Het is een favoriet voorbeeld van Richard Susskind, auteur van boeken als The end of Lawyers. Hij houdt juristen voor dat hun cliënten geen advocaat zoeken, maar een oplossing. Krijgen ze die op een andere manier sneller, goedkoper of klantvriendelijker, dan zijn ze weg.
Susskinds voorbeeld wordt heel reëel als we kijken naar de opmars van juridische AI-oplossingen. De tijd dat juridische kennis voorbehouden was aan advocaten ligt ver achter ons. De tijd dat cliënten automatisch naar een advocaat gingen voor een advies of oplossing, ook. Wat AI-tools al kunnen bieden, is gigantisch, al is een veelgehoorde pavlovreactie ‘dat er altijd behoefte zal blijven aan menselijk contact’.
Het punt is dat het totaal onbelangrijk is hoe goed en onmisbaar juristen zichzelf vinden.
Het is belangrijk wat de cliënt vindt.

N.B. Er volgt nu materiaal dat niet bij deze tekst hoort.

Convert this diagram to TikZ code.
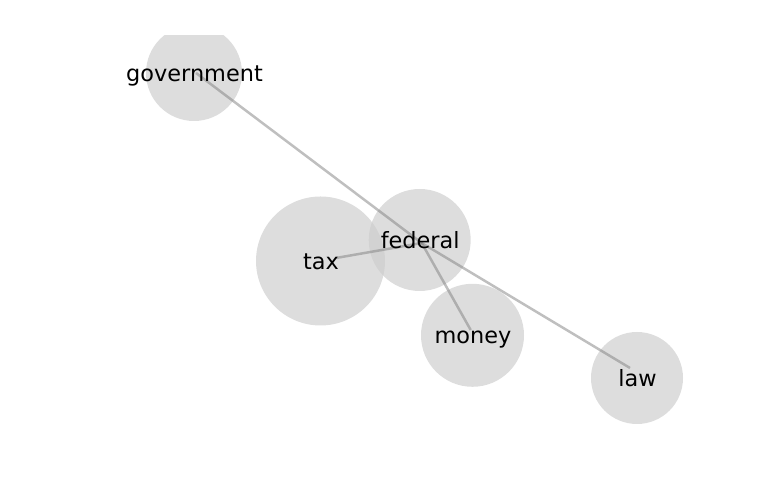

En die heeft er vaak helemaal geen moeite mee om de oplossing online te zoeken. Als hij zich ziek voelt, googelt hij immers ook de symptomen (en mogelijke oplossingen) op Thuisarts.nl, al vinden veel huisartsen dat onverantwoord.
Het is dus zaak te onderkennen dat AI juridische taken helemaal kan overnemen en de cliënt oplossingen kan bieden die sneller, toegankelijker en goedkoper zijn. En niet per definitie slechter. De NOvA moet dat onderkennen, experts rond de tafel halen die (zonder commercieel belang) hun visie geven op de gevolgen van de AI-opmars voor de juridische praktijkuitoefening en opleiding en richtlijnen geven voor het gebruik van AI (zie ter inspiratie het rapport van de New Yorkse balie op Legal Profession Impact – Ethics (nysba.org). En we moeten de inconvenient truth onder ogen zien dat een jurist soms onmisbaar is en soms ook niet.